A statement handed to a UN representative said Megrahi’s life sentence "contradicts international laws, as it was handed as a result of political pressure aimed at settling account with the Libyan revolution."
Prof Black was invited to the country by the Libyan government’s Lockerbie Committee, which is planning to lodge an appeal through the Scottish Criminal Cases Review Commission. It was he who proposed the idea of trying the Lockerbie suspects in a neutral third country, which was the breakthrough which led to Colonel Muammar al-Gaddafi agreeing to hand the two accused over for trial in the Netherlands.
Megrahi was convicted of the 1988 bombing of Pan Am flight 103 over Lockerbie, resulting in the deaths of 270 people, and lost his appeal last week.
Fresh doubts over his conviction were raised with claims that senior police officers covered up the discovery of important evidence in the wreckage of the Boeing 747.

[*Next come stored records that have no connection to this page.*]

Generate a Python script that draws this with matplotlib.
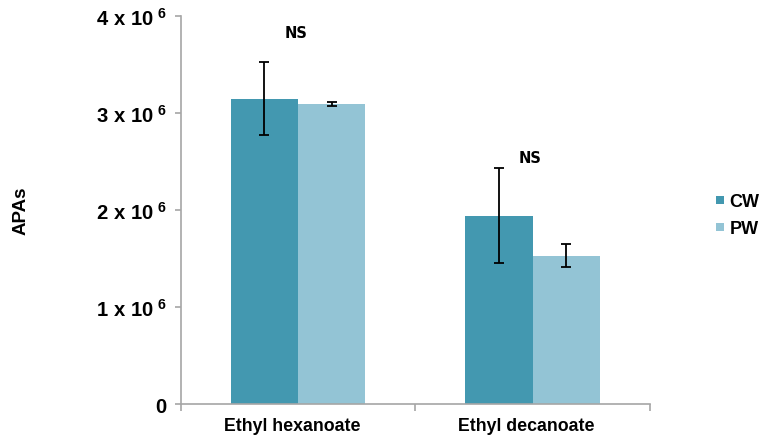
import matplotlib
matplotlib.use("Agg")
import matplotlib.pyplot as plt
import matplotlib.transforms as mtransforms
import numpy as np

plt.rcParams['font.family'] = ['Liberation Sans', 'DejaVu Sans']
plt.rcParams['mathtext.fontset'] = 'custom'
plt.rcParams['mathtext.rm'] = 'Liberation Sans:bold'
plt.rcParams['mathtext.bf'] = 'Liberation Sans:bold'
plt.rcParams['mathtext.it'] = 'Liberation Sans:bold'

categories = ["Ethyl hexanoate", "Ethyl decanoate"]
series = ["CW", "PW"]
cw_values = [3.15e6, 1.94e6]
pw_values = [3.09e6, 1.53e6]
cw_errors = [0.38e6, 0.49e6]
pw_errors = [0.02e6, 0.12e6]
ytick_values = [0, 1e6, 2e6, 3e6, 4e6]
ytick_labels = ["0", r"$1\ x\ 10^{\ 6}$", r"$2\ x\ 10^{\ 6}$",
                r"$3\ x\ 10^{\ 6}$", r"$4\ x\ 10^{\ 6}$"]
significance = ["NS", "NS"]
significance_y = [3.83e6, 2.54e6]

colors = ["#4398B0", "#93C4D5"]
axis_grey = "#A6A6A6"

fig = plt.figure(figsize=(7.6, 4.39), dpi=100)
ax = fig.add_axes([0.238, 0.0774, 0.617, 0.8836])

x = np.arange(len(categories))
width = 0.287
err_style = dict(ecolor="black", elinewidth=1.3, capthick=1.3)
b1 = ax.bar(x - width / 2, cw_values, width, color=colors[0], label=series[0],
            yerr=cw_errors, capsize=3.5, error_kw=err_style)
b2 = ax.bar(x + width / 2, pw_values, width, color=colors[1], label=series[1],
            yerr=pw_errors, capsize=3.5, error_kw=err_style)

ax.set_xlim(-0.5, 1.5)
ax.set_ylim(0, 4e6)
ax.set_yticks(ytick_values)
ax.set_yticklabels(ytick_labels, fontsize=14.6, fontweight="bold")
ax.set_xticks(x)
ax.set_xticklabels(categories, fontsize=12.8, fontweight="bold")
ax.tick_params(axis="x", length=0, pad=9)
ax.tick_params(axis="y", length=4, color=axis_grey, width=1.2, pad=6)

# nudge category labels slightly left
shift = mtransforms.ScaledTranslation(-6 / 100, 0, fig.dpi_scale_trans)
for lbl in ax.get_xticklabels():
    lbl.set_transform(lbl.get_transform() + shift)

# category separator ticks on the x axis
ax.set_xticks([-0.5, 0.5, 1.5], minor=True)
ax.tick_params(axis="x", which="minor", length=5, color=axis_grey, width=1.2)

for side in ["top", "right"]:
    ax.spines[side].set_visible(False)
for side in ["left", "bottom"]:
    ax.spines[side].set_color(axis_grey)
    ax.spines[side].set_linewidth(1.2)

# significance labels above each pair
for xi, yi, lab in zip(x, significance_y, significance):
    ax.text(xi - 0.01, yi, lab, ha="center", va="center", fontsize=10.5,
            fontweight="bold", family="DejaVu Sans")

ax.set_ylabel("APAs", fontsize=13.5, fontweight="bold")
ax.yaxis.set_label_coords(-0.322, 0.5)

fig.legend(handles=[b1, b2], labels=series, loc="center left",
           bbox_to_anchor=(0.942, 0.507), frameon=False,
           prop=dict(size=13, weight="bold"), handlelength=0.45,
           handleheight=0.31, handletextpad=0.3, labelspacing=0.55,
           borderaxespad=0, borderpad=0)

fig.savefig("out.png", dpi=100)
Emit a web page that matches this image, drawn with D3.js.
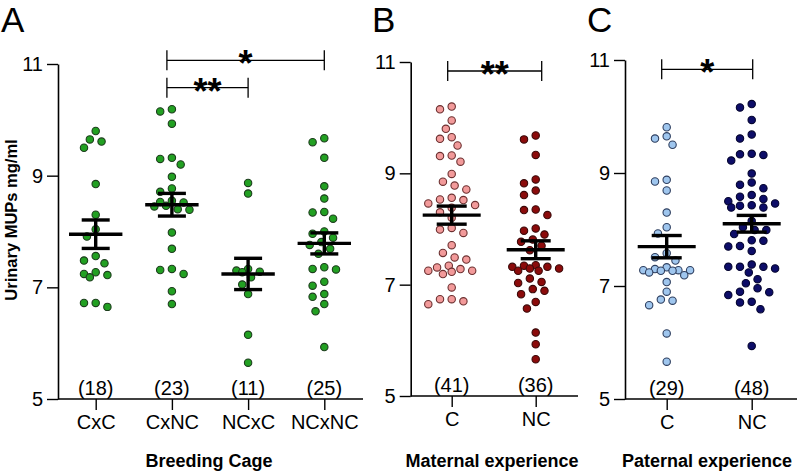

Mary Boylan, 53, a retired Lothian and Borders Police officer, said she found a CIA identification badge among the debris but was told not to make a record of the find in her notebook.
Megrahi was found guilty of loading an unaccompanied suitcase bomb in Malta that was later transferred on to the Pan Am aircraft, which exploded en route to New York.
The Libyan government has said it will appeal the ruling to the Scottish Criminal Cases Review Commission, the House of Lords and the European Court of Human Rights.
Prof Black said: "I am sure that at some point they will actually make an application to the Scottish Commission which deals with miscarriages of justice. The commission could then refer it back to the appeal court.
"I predict the grounds for that would be that evidence is emerging that has not yet seen the light of day. There is a hell of a lot more evidence about Lockerbie that appeared at neither the trial nor the appeal."
Libya, which is still subject to stringent UN sanctions over the Lockerbie bombing, faces a claim of up to £1.3 million compensation from relatives of each of the victims.
[RB: Perhaps the most immediate consequence of these discussions in Tripoli was the replacement of the Scottish legal team that had represented Megrahi at the Zeist trial and appeal.]